QBs after change of possession are to be considered "defenseless". If they attempt to get in on the INT or fumble play, they'd still be considered "defenseless"?

31
by Theo :: Sat, 08/28/2010 - 3:13pm

It's after a change of possession, so that would be a yes. Seems strange/up for debate to me too, because if he ducks to absorb a block, it will automatically go to the head/shoulder area.

36
by IsraelP (not verified) :: Sun, 08/29/2010 - 1:23am

So you can't block the punter after he punts? He gets a feee shot to tackle the returner?

37
by Theo :: Sun, 08/29/2010 - 9:04am

cant lead with head shoulder or forearm to the head/neck area... seems strange to me since you absorb a block with your helmet and shoulderpads.
We'll see how this pans out.

40
by Joseph :: Sun, 08/29/2010 - 3:26pm

After watching the video, I think they mean a hit like Bobby McCray put on Warner toward the end of the first half of the Cards/Saints playoff game. In other words, you can't VICIOUSLY block them and try to take their head off. Even as a Saints' fan, I thought McCray's hit was uncalled for.
Notice that the rule is for the FIRST contact. Considering the majority of QB's, P's, & K's are all undersized compared to the other players, that's the emphasis. If you "lay him out" with a hit/block to his chest, okay; to his head, 15 yd. penalty. At least, that's what I came away with--esp. after the clips showing completely LEGAL hits to "defenseless" WR's (since they were non-head shots).

28
by dmb :: Sat, 08/28/2010 - 1:33pm

It appeared as though the aforementioned new VP of Officiating, Mr. Carl Johnson, keeps an xbox 360 controller on his desk. I just thought that was interesting.

38
by narticus :: Sun, 08/29/2010 - 10:26am

The controller is connected to the video replay setup. Pereira talked about it in one of his segments last year; the gaming controller is far easier to work with than a standard remote for the various ways that the VP of Officiating reviews plays.

29
by andrew :: Sat, 08/28/2010 - 1:41pm

If you want them to take the penalties more seriously, don't list them in a "Comic Sans" font....

34
by Dan Gilbert (not verified) :: Sat, 08/28/2010 - 8:59pm

What's wrong with Comic Sans?

35
by drobviousso :: Sun, 08/29/2010 - 12:12am

The shape and spacing of the letters.

39
by coboney :: Sun, 08/29/2010 - 2:48pm

Gotta say - very informative and thanks for posting this!

43
by Never Surrender (not verified) :: Sun, 08/29/2010 - 9:55pm

Funny to watch and see the usual suspects (and, in some cases, the usual teams) doing the plays that are now illegal.

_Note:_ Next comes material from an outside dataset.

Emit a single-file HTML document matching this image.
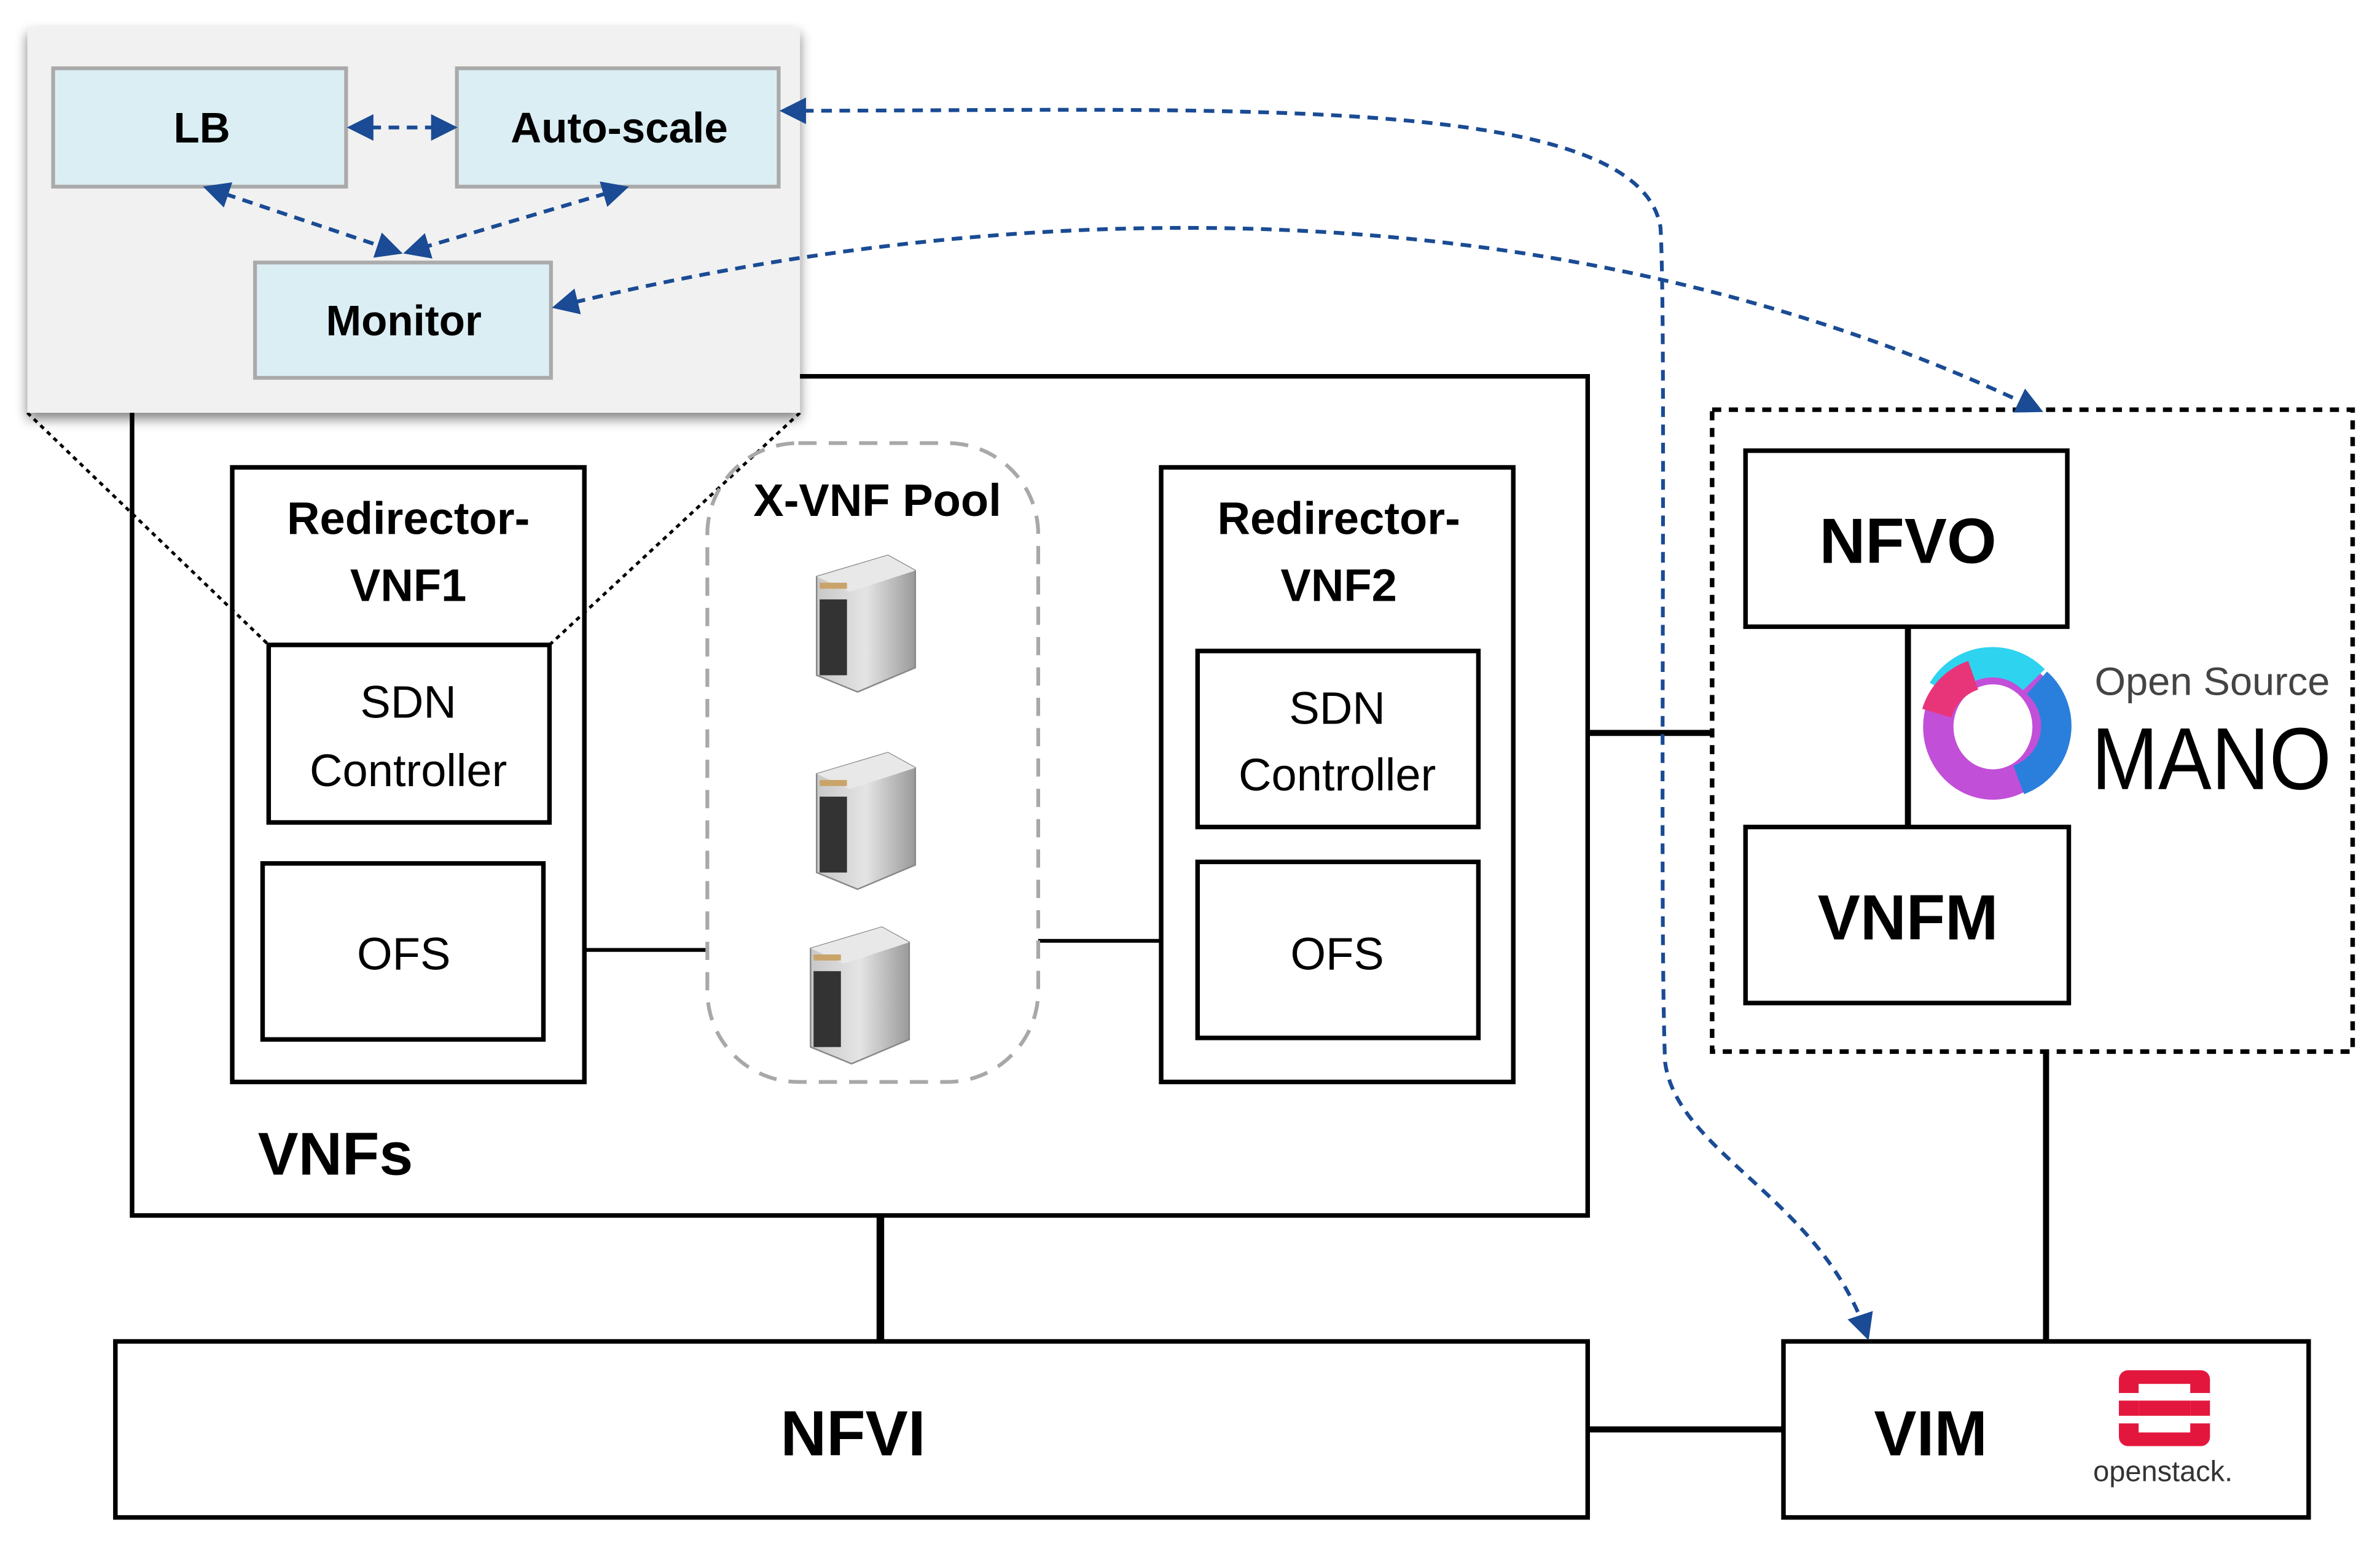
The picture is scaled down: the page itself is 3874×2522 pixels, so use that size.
<!DOCTYPE html>
<html><head><meta charset="utf-8"><style>html,body{margin:0;padding:0;background:#fff}svg{display:block}</style></head>
<body>
<svg width="3874" height="2522" viewBox="0 0 1568 1020.8" xmlns="http://www.w3.org/2000/svg" font-family="Liberation Sans, sans-serif">
<defs>
<marker id="a" viewBox="0 0 10 10" refX="8" refY="5" markerWidth="7" markerHeight="7" orient="auto-start-reverse"><path d="M0,0 L10,5 L0,10 z" fill="#1a4b94"/></marker>
<filter id="sh" x="-5%" y="-5%" width="112%" height="115%"><feGaussianBlur in="SourceAlpha" stdDeviation="4"/><feOffset dx="0" dy="4"/><feComponentTransfer><feFuncA type="linear" slope="0.5"/></feComponentTransfer><feMerge><feMergeNode/><feMergeNode in="SourceGraphic"/></feMerge></filter>
<linearGradient id="srv" x1="0" x2="1"><stop offset="0" stop-color="#c8c8c8"/><stop offset="0.5" stop-color="#e4e4e4"/><stop offset="1" stop-color="#9a9a9a"/></linearGradient>
</defs>
<g fill="none" stroke="#000" stroke-width="3">
<rect x="87" y="248" width="959" height="553"/>
<rect x="153" y="308" width="232" height="405"/>
<rect x="177" y="425" width="185" height="117"/>
<rect x="173" y="569" width="185" height="116"/>
<rect x="765" y="308" width="232" height="405"/>
<rect x="789" y="429" width="185" height="116"/>
<rect x="789" y="568" width="185" height="116"/>
<rect x="76" y="884" width="970" height="116"/>
<rect x="1175" y="884" width="346" height="116"/>
<rect x="1150" y="297" width="212" height="116"/>
<rect x="1150" y="545" width="213" height="116"/>
<line x1="385" y1="626" x2="466" y2="626" stroke-width="2.5"/>
<line x1="684" y1="620" x2="765" y2="620" stroke-width="2.5"/>
<line x1="1046" y1="483" x2="1128" y2="483" stroke-width="4"/>
<line x1="1257" y1="413" x2="1257" y2="545" stroke-width="4"/>
<line x1="580" y1="801" x2="580" y2="884" stroke-width="5"/>
<line x1="1348" y1="693" x2="1348" y2="884" stroke-width="4"/>
<line x1="1046" y1="942" x2="1175" y2="942" stroke-width="4"/>
<rect x="1128" y="270" width="422" height="423" stroke-dasharray="6,5"/>
<line x1="18" y1="272" x2="177" y2="425" stroke-width="2" stroke-dasharray="3,3"/>
<line x1="527" y1="272" x2="362" y2="425" stroke-width="2" stroke-dasharray="3,3"/>
</g>
<rect x="466" y="292" width="218" height="421" rx="60" fill="none" stroke="#a8a8a8" stroke-width="2.5" stroke-dasharray="12,8"/>
<rect x="18" y="18" width="509" height="254" fill="#f1f1f1" filter="url(#sh)"/>
<g fill="#dbeef3" stroke="#aaa" stroke-width="2.5">
<rect x="35" y="45" width="193" height="78"/>
<rect x="301" y="45" width="212" height="78"/>
<rect x="168" y="173" width="195" height="76"/>
</g>
<g fill="none" stroke="#1a4b94" stroke-width="2.5" stroke-dasharray="7,5" marker-start="url(#a)" marker-end="url(#a)">
<line x1="232" y1="84" x2="298" y2="84"/>
<line x1="137" y1="124" x2="262" y2="166"/>
<line x1="411" y1="124" x2="269" y2="166"/>
<path d="M517,73 C800,73 1080,60 1094,150 C1098,220 1093,600 1097,700 C1105,760 1200,790 1230,880"/>
<path d="M367,202 C700,120 1050,130 1343,270"/>
</g>
<g font-weight="bold" text-anchor="middle" fill="#000">
<text x="133" y="94" font-size="28">LB</text>
<text x="408" y="94" font-size="28">Auto-scale</text>
<text x="266" y="221" font-size="28">Monitor</text>
<text x="269" y="352" font-size="30">Redirector-</text>
<text x="269" y="396" font-size="30">VNF1</text>
<text x="882" y="352" font-size="30">Redirector-</text>
<text x="882" y="396" font-size="30">VNF2</text>
<text x="578" y="340" font-size="30">X-VNF Pool</text>
<text x="221" y="774" font-size="40">VNFs</text>
<text x="1257" y="371" font-size="42">NFVO</text>
<text x="1257" y="619" font-size="42">VNFM</text>
<text x="562" y="959" font-size="42">NFVI</text>
<text x="1272" y="959" font-size="42">VIM</text>
</g>
<g text-anchor="middle" font-size="30" fill="#000">
<text x="269" y="473">SDN</text>
<text x="269" y="518">Controller</text>
<text x="266" y="639">OFS</text>
<text x="881" y="477">SDN</text>
<text x="881" y="521">Controller</text>
<text x="881" y="639">OFS</text>
</g>
<g id="s">
<path d="M538,380 L585,366 L603,376 L603,440 L565,456 L538,445 Z" fill="url(#srv)" stroke="#888" stroke-width="1"/>
<path d="M538,380 L585,366 L603,376 L560,390 Z" fill="#e8e8e8"/>
<rect x="540" y="395" width="18" height="50" fill="#333"/>
<rect x="540" y="384" width="18" height="4" fill="#c9a46a"/>
</g>
<use href="#s" y="130"/>
<use href="#s" x="-4" y="245"/>
<ellipse cx="1313" cy="479" rx="36" ry="38" fill="none" stroke="#c24fd8" stroke-width="20"/>
<path d="M1280,455 A38,38 0 0 1 1340,448" fill="none" stroke="#2ed3ef" stroke-width="20"/>
<path d="M1342,450 A38,38 0 0 1 1330,514" fill="none" stroke="#2a7fdc" stroke-width="20"/>
<path d="M1276,470 A38,38 0 0 1 1300,445" fill="none" stroke="#e8357a" stroke-width="20"/>
<text x="1380" y="458" font-size="26" fill="#444" textLength="155" lengthAdjust="spacingAndGlyphs">Open Source</text>
<text x="1378" y="520" font-size="58" fill="#000" textLength="158" lengthAdjust="spacingAndGlyphs">MANO</text>
<rect x="1396" y="903" width="60" height="50" rx="6" fill="#e3173e"/>
<rect x="1396" y="918" width="60" height="5" fill="#fff"/>
<rect x="1396" y="933" width="60" height="5" fill="#fff"/>
<rect x="1409" y="912" width="34" height="32" fill="#fff"/>
<rect x="1409" y="923" width="34" height="10" fill="#e3173e"/>
<text x="1425" y="976" font-size="19" text-anchor="middle" fill="#333">openstack.</text>
</svg>
</body></html>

Eliminating the "launch" plays is a good start to player safety, but not sufficient. I'm really hoping (but not holding my breath) that the NFL moves away from violence over the next few years.

44
by zlionsfan :: Mon, 08/30/2010 - 3:19pm

I'm glad to see that a kid from the streets of San Andreas finally hit the big-time. I always knew he'd amount to something ... but I wonder if he still has that green hoodie in his closet somewhere.

It seemed like they spent a lot of time and a lot of words talking about "defenseless" when what they really seemed to be saying was "don't hit people in the head." (In fact, the #1 point of emphasis every year could be "Don't hit people in the head and don't hit people with your head.") It seems like the next point of contention will be launching.

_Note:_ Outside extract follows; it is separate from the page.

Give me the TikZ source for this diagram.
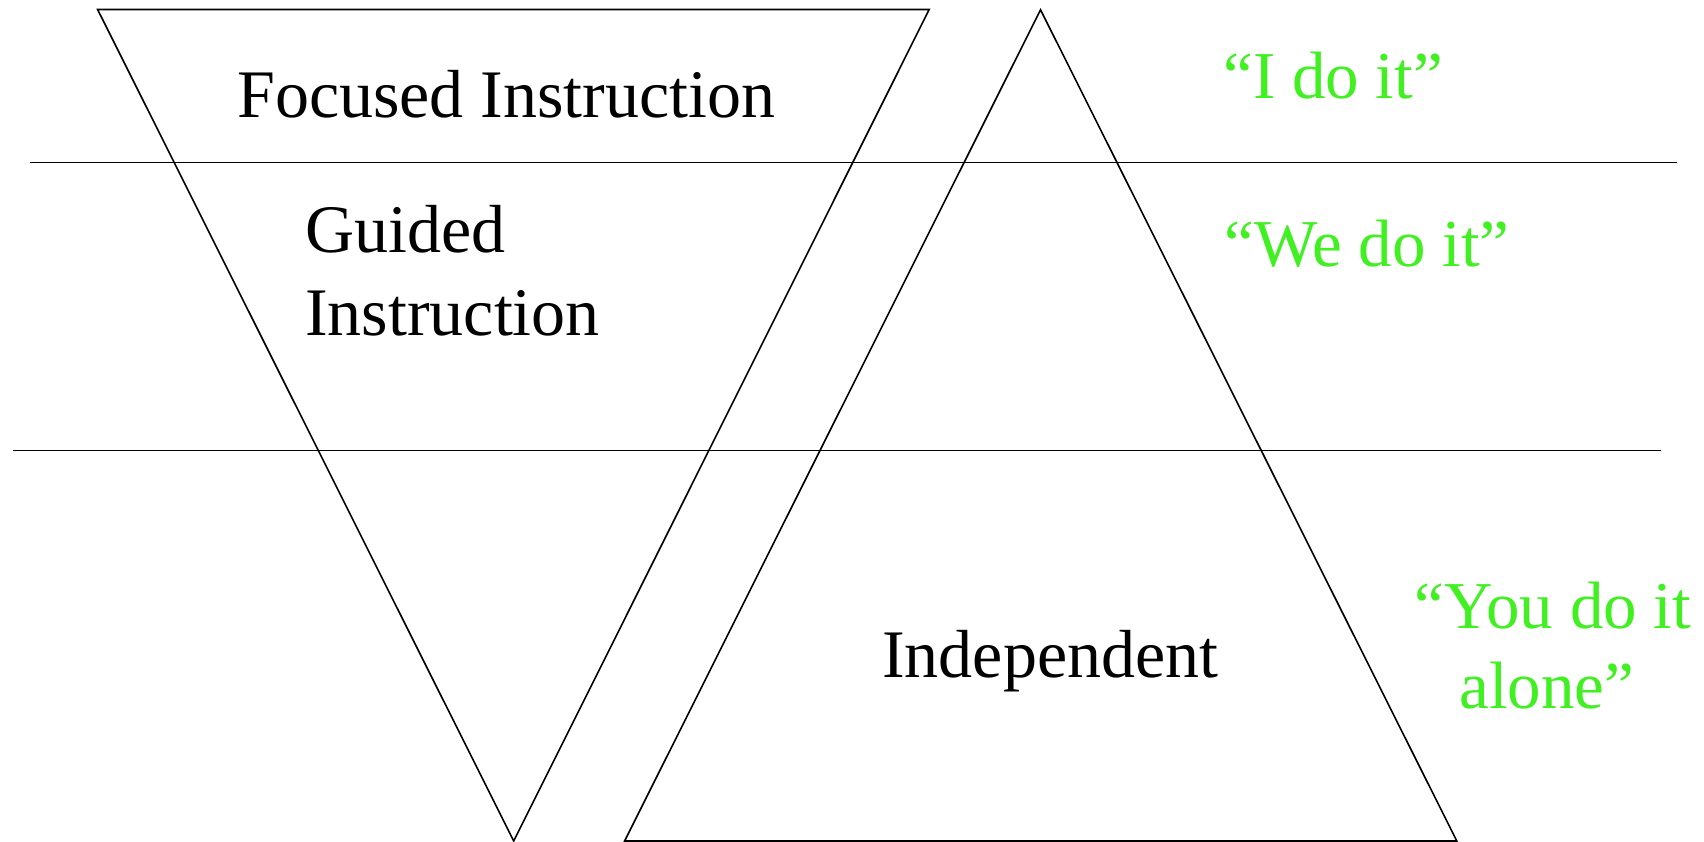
\documentclass[tikz,border=0pt]{standalone}
\usepackage{fontspec}
\setmainfont{Liberation Serif}
\definecolor{quotegreen}{RGB}{64,240,32}
\tikzset{
  shape line/.style={draw=black, line width=1.6pt, line join=miter},
  divider/.style={draw=black, line width=1.8pt},
  label text/.style={inner sep=0pt, anchor=base west, font=\fontsize{68}{82}\selectfont},
  green text/.style={inner sep=0pt, anchor=base, text=quotegreen, font=\fontsize{67}{80}\selectfont}
}
\begin{document}
\begin{tikzpicture}[x=1pt,y=-1pt]
\useasboundingbox (0,0) rectangle (1704,842);
% inverted triangle
\coordinate (itl) at (97.6,9.5);
\coordinate (itr) at (929.2,9.5);
\coordinate (ib) at (513.7,841);
% upright triangle
\coordinate (ut) at (1040.5,9.8);
\coordinate (ubl) at (624.6,841);
\coordinate (ubr) at (1456.8,841);
% dividers
\coordinate (l1a) at (30,162.5);
\coordinate (l1b) at (1677,162.5);
\coordinate (l2a) at (13,450.5);
\coordinate (l2b) at (1661,450.5);
\draw[shape line] (itl) -- (itr) -- (ib) -- cycle;
\draw[shape line] (ut) -- (ubl) -- (ubr) -- cycle;
\draw[divider] (l1a) -- (l1b);
\draw[divider] (l2a) -- (l2b);
% labels
\node[label text] (focused) at (237,118) {Focused Instruction};
\node[label text] (guided1) at (305,253) {Guided};
\node[label text] (guided2) at (305,335) {Instruction};
\node[label text] (indep) at (882,677) {Independent};
\node[green text] (ido) at (1333,98.5) {“I do it”};
\node[green text] (wedo) at (1367,266) {“We do it”};
\node[green text] (youdo1) at (1553,628) {“You do it};
\node[green text] (youdo2) at (1547,708.5) {alone”};
\end{tikzpicture}
\end{document}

I don't know that I agree with the request to tone down gestures ... I don't think the gesture itself incites the crowd as much as missing the call in the first place. I guess this is the same type of thing that baseball in particular is trying to change: if you disagree with a call (or a non-call), speak to the official so that the conversation is between the two of you, don't gesture at the official to open it up for everyone.

I just think it's a lot to ask sometimes, particularly if you get nailed in the back before the ball arrives ... you're supposed to get up and calmly ask the official if perhaps he saw interference on that play?

48
by Jerry :: Mon, 08/30/2010 - 9:02pm

I don't think the gesture itself incites the crowd as much as missing the call in the first place.

Where "missing the call" is defined as the call going in favor of the visiting team.

For me, receivers making the flag-dropping gesture after any contact has gotten old.

45
by Dr. Mooch :: Mon, 08/30/2010 - 5:04pm

So if I manage to take the Colts into overtime in a playoff game, I win the toss and score with a field goal the new rule says I have to kick and give Manning a chance with the ball. . . . Or, FO tells us that surprise onside attempts have about a 70% chance of success, immediately ending the game.

46
by tuluse :: Mon, 08/30/2010 - 5:11pm

It has to be real surprise to have a 70% chance of working.

47
by BigCheese :: Mon, 08/30/2010 - 6:06pm

Yeah, so?

- Alvaro

49
by masoch (not verified) :: Tue, 08/31/2010 - 8:50am

Even being a Seahawks fan, I think that unnecessary roughness example on Leonard Little was ticky tack, at best. The receiver wasn't clearly out of bounds, and was barely hit... I suppose you could make an argument that whistles were blown, but it's still a TERRIBLE example of unnecessary roughness to use for the NFL league rules update video.